Restate every line of the material, word for word.

"""

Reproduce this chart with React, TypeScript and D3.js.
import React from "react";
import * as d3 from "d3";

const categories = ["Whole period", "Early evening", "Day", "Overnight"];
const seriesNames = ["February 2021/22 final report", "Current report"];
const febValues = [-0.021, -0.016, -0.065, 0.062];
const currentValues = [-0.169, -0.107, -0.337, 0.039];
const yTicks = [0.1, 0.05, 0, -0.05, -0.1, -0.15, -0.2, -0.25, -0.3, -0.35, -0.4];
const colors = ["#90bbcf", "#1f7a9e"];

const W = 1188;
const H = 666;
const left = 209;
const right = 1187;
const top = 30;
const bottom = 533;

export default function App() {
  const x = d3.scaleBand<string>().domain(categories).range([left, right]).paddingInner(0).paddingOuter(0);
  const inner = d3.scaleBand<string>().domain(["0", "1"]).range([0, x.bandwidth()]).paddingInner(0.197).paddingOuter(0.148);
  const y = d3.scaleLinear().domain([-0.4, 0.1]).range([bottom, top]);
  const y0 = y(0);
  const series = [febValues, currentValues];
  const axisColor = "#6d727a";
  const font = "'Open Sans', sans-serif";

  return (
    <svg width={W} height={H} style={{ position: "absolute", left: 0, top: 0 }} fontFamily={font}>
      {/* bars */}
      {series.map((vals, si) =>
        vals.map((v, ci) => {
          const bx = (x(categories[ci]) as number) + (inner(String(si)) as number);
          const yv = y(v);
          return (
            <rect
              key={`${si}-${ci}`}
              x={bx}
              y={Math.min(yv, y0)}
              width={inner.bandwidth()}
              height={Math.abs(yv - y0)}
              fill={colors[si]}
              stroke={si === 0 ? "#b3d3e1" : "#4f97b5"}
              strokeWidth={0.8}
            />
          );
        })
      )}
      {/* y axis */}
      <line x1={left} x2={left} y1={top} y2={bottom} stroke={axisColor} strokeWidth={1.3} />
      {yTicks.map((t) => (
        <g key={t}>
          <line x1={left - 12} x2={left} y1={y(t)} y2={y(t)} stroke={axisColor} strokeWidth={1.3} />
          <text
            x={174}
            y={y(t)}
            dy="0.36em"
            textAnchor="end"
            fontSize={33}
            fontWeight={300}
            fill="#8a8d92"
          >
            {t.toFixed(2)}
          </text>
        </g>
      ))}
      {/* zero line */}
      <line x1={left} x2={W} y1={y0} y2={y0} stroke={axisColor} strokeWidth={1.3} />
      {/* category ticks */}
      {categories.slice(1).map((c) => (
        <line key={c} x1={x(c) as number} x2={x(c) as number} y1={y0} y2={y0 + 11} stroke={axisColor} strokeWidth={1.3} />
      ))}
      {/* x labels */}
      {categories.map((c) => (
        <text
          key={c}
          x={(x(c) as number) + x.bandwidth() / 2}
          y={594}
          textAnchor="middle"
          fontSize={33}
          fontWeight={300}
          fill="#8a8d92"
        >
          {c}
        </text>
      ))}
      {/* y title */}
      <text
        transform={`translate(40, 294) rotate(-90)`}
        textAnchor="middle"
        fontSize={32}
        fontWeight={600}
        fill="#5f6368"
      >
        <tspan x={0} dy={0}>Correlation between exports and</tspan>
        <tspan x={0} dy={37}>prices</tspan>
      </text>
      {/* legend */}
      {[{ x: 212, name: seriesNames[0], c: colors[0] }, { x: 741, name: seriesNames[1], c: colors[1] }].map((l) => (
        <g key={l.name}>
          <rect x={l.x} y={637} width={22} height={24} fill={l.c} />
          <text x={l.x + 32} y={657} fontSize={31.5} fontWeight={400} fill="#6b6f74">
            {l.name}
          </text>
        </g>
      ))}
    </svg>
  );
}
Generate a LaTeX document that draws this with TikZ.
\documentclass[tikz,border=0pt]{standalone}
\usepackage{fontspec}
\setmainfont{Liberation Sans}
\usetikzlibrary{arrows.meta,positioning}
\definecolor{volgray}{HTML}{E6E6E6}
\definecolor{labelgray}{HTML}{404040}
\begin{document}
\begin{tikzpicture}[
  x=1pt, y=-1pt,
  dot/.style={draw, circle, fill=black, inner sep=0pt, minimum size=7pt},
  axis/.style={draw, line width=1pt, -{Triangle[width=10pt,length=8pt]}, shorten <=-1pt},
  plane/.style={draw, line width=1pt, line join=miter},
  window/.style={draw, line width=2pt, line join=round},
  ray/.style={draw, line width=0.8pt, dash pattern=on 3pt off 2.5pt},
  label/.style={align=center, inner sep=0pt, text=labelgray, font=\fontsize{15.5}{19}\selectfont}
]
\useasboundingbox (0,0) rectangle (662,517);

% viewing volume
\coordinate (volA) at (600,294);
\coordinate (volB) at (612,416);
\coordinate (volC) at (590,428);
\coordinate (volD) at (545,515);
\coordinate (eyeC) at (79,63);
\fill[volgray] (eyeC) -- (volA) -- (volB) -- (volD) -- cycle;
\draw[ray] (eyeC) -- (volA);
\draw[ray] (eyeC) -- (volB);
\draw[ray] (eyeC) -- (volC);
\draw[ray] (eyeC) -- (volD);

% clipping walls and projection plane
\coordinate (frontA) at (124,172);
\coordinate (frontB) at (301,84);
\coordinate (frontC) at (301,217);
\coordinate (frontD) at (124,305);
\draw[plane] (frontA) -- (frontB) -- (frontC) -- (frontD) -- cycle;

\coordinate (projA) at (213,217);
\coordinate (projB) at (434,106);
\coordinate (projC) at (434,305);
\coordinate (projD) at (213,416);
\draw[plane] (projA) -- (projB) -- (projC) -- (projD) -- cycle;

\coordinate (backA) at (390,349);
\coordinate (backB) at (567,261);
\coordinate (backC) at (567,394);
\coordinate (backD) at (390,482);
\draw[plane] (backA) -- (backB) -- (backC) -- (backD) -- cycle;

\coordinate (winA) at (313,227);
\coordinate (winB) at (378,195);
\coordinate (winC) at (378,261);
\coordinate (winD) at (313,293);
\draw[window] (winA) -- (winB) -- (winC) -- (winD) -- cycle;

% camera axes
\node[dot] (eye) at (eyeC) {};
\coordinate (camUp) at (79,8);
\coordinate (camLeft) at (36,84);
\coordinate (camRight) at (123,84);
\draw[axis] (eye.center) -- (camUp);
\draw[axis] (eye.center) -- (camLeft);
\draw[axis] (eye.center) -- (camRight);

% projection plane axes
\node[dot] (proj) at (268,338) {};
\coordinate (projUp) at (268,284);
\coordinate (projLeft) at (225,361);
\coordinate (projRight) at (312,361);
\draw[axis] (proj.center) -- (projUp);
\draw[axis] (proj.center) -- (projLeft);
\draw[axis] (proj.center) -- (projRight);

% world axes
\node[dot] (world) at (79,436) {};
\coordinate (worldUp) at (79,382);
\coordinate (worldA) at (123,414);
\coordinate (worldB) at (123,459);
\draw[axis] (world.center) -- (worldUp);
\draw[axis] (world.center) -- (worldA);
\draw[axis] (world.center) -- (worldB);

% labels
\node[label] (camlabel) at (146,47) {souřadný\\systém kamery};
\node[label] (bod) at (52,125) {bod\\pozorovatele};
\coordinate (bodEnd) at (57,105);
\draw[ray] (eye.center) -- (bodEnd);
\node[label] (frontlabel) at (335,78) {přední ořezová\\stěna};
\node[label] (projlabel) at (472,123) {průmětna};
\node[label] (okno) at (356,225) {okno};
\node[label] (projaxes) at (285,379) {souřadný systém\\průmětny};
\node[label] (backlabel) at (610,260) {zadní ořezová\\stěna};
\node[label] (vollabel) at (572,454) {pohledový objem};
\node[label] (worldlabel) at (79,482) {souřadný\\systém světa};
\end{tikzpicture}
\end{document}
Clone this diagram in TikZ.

"""

_Finished exercise_.
Reproduce this chart with React, TypeScript and D3.js.
import React from "react";
import * as d3 from "d3";

const categories = ["Whole period", "Early evening", "Day", "Overnight"];
const seriesNames = ["February 2021/22 final report", "Current report"];
const febValues = [-0.021, -0.016, -0.065, 0.062];
const currentValues = [-0.169, -0.107, -0.337, 0.039];
const yTicks = [0.1, 0.05, 0, -0.05, -0.1, -0.15, -0.2, -0.25, -0.3, -0.35, -0.4];
const colors = ["#90bbcf", "#1f7a9e"];

const W = 1188;
const H = 666;
const left = 209;
const right = 1187;
const top = 30;
const bottom = 533;

export default function App() {
  const x = d3.scaleBand<string>().domain(categories).range([left, right]).paddingInner(0).paddingOuter(0);
  const inner = d3.scaleBand<string>().domain(["0", "1"]).range([0, x.bandwidth()]).paddingInner(0.197).paddingOuter(0.148);
  const y = d3.scaleLinear().domain([-0.4, 0.1]).range([bottom, top]);
  const y0 = y(0);
  const series = [febValues, currentValues];
  const axisColor = "#6d727a";
  const font = "'Open Sans', sans-serif";

  return (
    <svg width={W} height={H} style={{ position: "absolute", left: 0, top: 0 }} fontFamily={font}>
      {/* bars */}
      {series.map((vals, si) =>
        vals.map((v, ci) => {
          const bx = (x(categories[ci]) as number) + (inner(String(si)) as number);
          const yv = y(v);
          return (
            <rect
              key={`${si}-${ci}`}
              x={bx}
              y={Math.min(yv, y0)}
              width={inner.bandwidth()}
              height={Math.abs(yv - y0)}
              fill={colors[si]}
              stroke={si === 0 ? "#b3d3e1" : "#4f97b5"}
              strokeWidth={0.8}
            />
          );
        })
      )}
      {/* y axis */}
      <line x1={left} x2={left} y1={top} y2={bottom} stroke={axisColor} strokeWidth={1.3} />
      {yTicks.map((t) => (
        <g key={t}>
          <line x1={left - 12} x2={left} y1={y(t)} y2={y(t)} stroke={axisColor} strokeWidth={1.3} />
          <text
            x={174}
            y={y(t)}
            dy="0.36em"
            textAnchor="end"
            fontSize={33}
            fontWeight={300}
            fill="#8a8d92"
          >
            {t.toFixed(2)}
          </text>
        </g>
      ))}
      {/* zero line */}
      <line x1={left} x2={W} y1={y0} y2={y0} stroke={axisColor} strokeWidth={1.3} />
      {/* category ticks */}
      {categories.slice(1).map((c) => (
        <line key={c} x1={x(c) as number} x2={x(c) as number} y1={y0} y2={y0 + 11} stroke={axisColor} strokeWidth={1.3} />
      ))}
      {/* x labels */}
      {categories.map((c) => (
        <text
          key={c}
          x={(x(c) as number) + x.bandwidth() / 2}
          y={594}
          textAnchor="middle"
          fontSize={33}
          fontWeight={300}
          fill="#8a8d92"
        >
          {c}
        </text>
      ))}
      {/* y title */}
      <text
        transform={`translate(40, 294) rotate(-90)`}
        textAnchor="middle"
        fontSize={32}
        fontWeight={600}
        fill="#5f6368"
      >
        <tspan x={0} dy={0}>Correlation between exports and</tspan>
        <tspan x={0} dy={37}>prices</tspan>
      </text>
      {/* legend */}
      {[{ x: 212, name: seriesNames[0], c: colors[0] }, { x: 741, name: seriesNames[1], c: colors[1] }].map((l) => (
        <g key={l.name}>
          <rect x={l.x} y={637} width={22} height={24} fill={l.c} />
          <text x={l.x + 32} y={657} fontSize={31.5} fontWeight={400} fill="#6b6f74">
            {l.name}
          </text>
        </g>
      ))}
    </svg>
  );
}
Generate a LaTeX document that draws this with TikZ.
\documentclass[tikz,border=0pt]{standalone}
\usepackage{fontspec}
\setmainfont{Liberation Sans}
\usetikzlibrary{arrows.meta,positioning}
\definecolor{volgray}{HTML}{E6E6E6}
\definecolor{labelgray}{HTML}{404040}
\begin{document}
\begin{tikzpicture}[
  x=1pt, y=-1pt,
  dot/.style={draw, circle, fill=black, inner sep=0pt, minimum size=7pt},
  axis/.style={draw, line width=1pt, -{Triangle[width=10pt,length=8pt]}, shorten <=-1pt},
  plane/.style={draw, line width=1pt, line join=miter},
  window/.style={draw, line width=2pt, line join=round},
  ray/.style={draw, line width=0.8pt, dash pattern=on 3pt off 2.5pt},
  label/.style={align=center, inner sep=0pt, text=labelgray, font=\fontsize{15.5}{19}\selectfont}
]
\useasboundingbox (0,0) rectangle (662,517);

% viewing volume
\coordinate (volA) at (600,294);
\coordinate (volB) at (612,416);
\coordinate (volC) at (590,428);
\coordinate (volD) at (545,515);
\coordinate (eyeC) at (79,63);
\fill[volgray] (eyeC) -- (volA) -- (volB) -- (volD) -- cycle;
\draw[ray] (eyeC) -- (volA);
\draw[ray] (eyeC) -- (volB);
\draw[ray] (eyeC) -- (volC);
\draw[ray] (eyeC) -- (volD);

% clipping walls and projection plane
\coordinate (frontA) at (124,172);
\coordinate (frontB) at (301,84);
\coordinate (frontC) at (301,217);
\coordinate (frontD) at (124,305);
\draw[plane] (frontA) -- (frontB) -- (frontC) -- (frontD) -- cycle;

\coordinate (projA) at (213,217);
\coordinate (projB) at (434,106);
\coordinate (projC) at (434,305);
\coordinate (projD) at (213,416);
\draw[plane] (projA) -- (projB) -- (projC) -- (projD) -- cycle;

\coordinate (backA) at (390,349);
\coordinate (backB) at (567,261);
\coordinate (backC) at (567,394);
\coordinate (backD) at (390,482);
\draw[plane] (backA) -- (backB) -- (backC) -- (backD) -- cycle;

\coordinate (winA) at (313,227);
\coordinate (winB) at (378,195);
\coordinate (winC) at (378,261);
\coordinate (winD) at (313,293);
\draw[window] (winA) -- (winB) -- (winC) -- (winD) -- cycle;

% camera axes
\node[dot] (eye) at (eyeC) {};
\coordinate (camUp) at (79,8);
\coordinate (camLeft) at (36,84);
\coordinate (camRight) at (123,84);
\draw[axis] (eye.center) -- (camUp);
\draw[axis] (eye.center) -- (camLeft);
\draw[axis] (eye.center) -- (camRight);

% projection plane axes
\node[dot] (proj) at (268,338) {};
\coordinate (projUp) at (268,284);
\coordinate (projLeft) at (225,361);
\coordinate (projRight) at (312,361);
\draw[axis] (proj.center) -- (projUp);
\draw[axis] (proj.center) -- (projLeft);
\draw[axis] (proj.center) -- (projRight);

% world axes
\node[dot] (world) at (79,436) {};
\coordinate (worldUp) at (79,382);
\coordinate (worldA) at (123,414);
\coordinate (worldB) at (123,459);
\draw[axis] (world.center) -- (worldUp);
\draw[axis] (world.center) -- (worldA);
\draw[axis] (world.center) -- (worldB);

% labels
\node[label] (camlabel) at (146,47) {souřadný\\systém kamery};
\node[label] (bod) at (52,125) {bod\\pozorovatele};
\coordinate (bodEnd) at (57,105);
\draw[ray] (eye.center) -- (bodEnd);
\node[label] (frontlabel) at (335,78) {přední ořezová\\stěna};
\node[label] (projlabel) at (472,123) {průmětna};
\node[label] (okno) at (356,225) {okno};
\node[label] (projaxes) at (285,379) {souřadný systém\\průmětny};
\node[label] (backlabel) at (610,260) {zadní ořezová\\stěna};
\node[label] (vollabel) at (572,454) {pohledový objem};
\node[label] (worldlabel) at (79,482) {souřadný\\systém světa};
\end{tikzpicture}
\end{document}
Clone this diagram in TikZ.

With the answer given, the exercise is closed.